Charcoal dressings are used in the management of malodorous wounds. Activated charcoal cloth is produced by carbonising a suitable fabric by heating it under carefully controlled conditions. The surface of the carbon breaks down to form small pores, which greatly increase the surface area of the fibre and hence the ability to control odours. The molecules responsible for malodour are attracted to the surface of the carbon and held there by electrostatic forces. Charcoal dressings vary considerably in their properties, design and ability to handle exudate. For information on specific dressings, please refer to the manufactures for information.
Honey has been employed in wound care since Egyptian times and over the last few years there has been resurgence in its use. Honey has been shown to be effective against bacteria, aerobes, anaerobes, gram positive and gram negative bacteria and resistant strains of Streptococcus pyogenes and Staphylococcus aureus.
It works by producing low concentrations of slow release hydrogen peroxide found naturally in honey and its high osmolarity inhibits bacterial action but the mechanism by which honey influences wound healing processes is not fully understood. The application of honey facilitates wound bed preparation through the process of autolytic debridement.
Honey dressings should not be used on patients with diabetes because the glucose and fructose can be absorbed through the open wound.
Honey dressings are available in sheet or gel format and should be covered with a secondary dressing depending on the exudate level.
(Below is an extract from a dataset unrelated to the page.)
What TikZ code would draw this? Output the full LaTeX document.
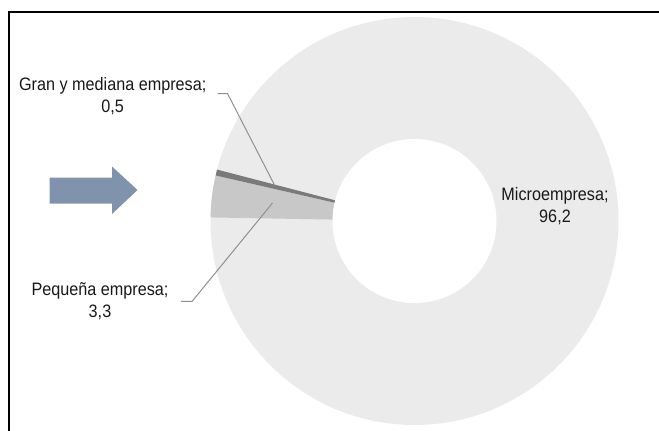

There has been a resurgence of interest in the use of silver for its anti-bacterial properties in wound care. Silver sulphadiazine has been used successfully to treat burns and control infection. The chemical bonding of silver with sulphonamide has resulted in a safe, broad spectrum agent for topical use. Silver is released slowly from the oil in cream formulations in concentrations that are selectively toxic to micro-organisms such as MRSA.
The silver reacts in the presence of moisture, body fluids and wound exudate to release silver ions in a process known as hydro activation. The concentration of silver ions released is proportional to the antiseptic efficacy of the product. Silver in various formulations can be used for patients with infected wounds and as prophylactic treatment.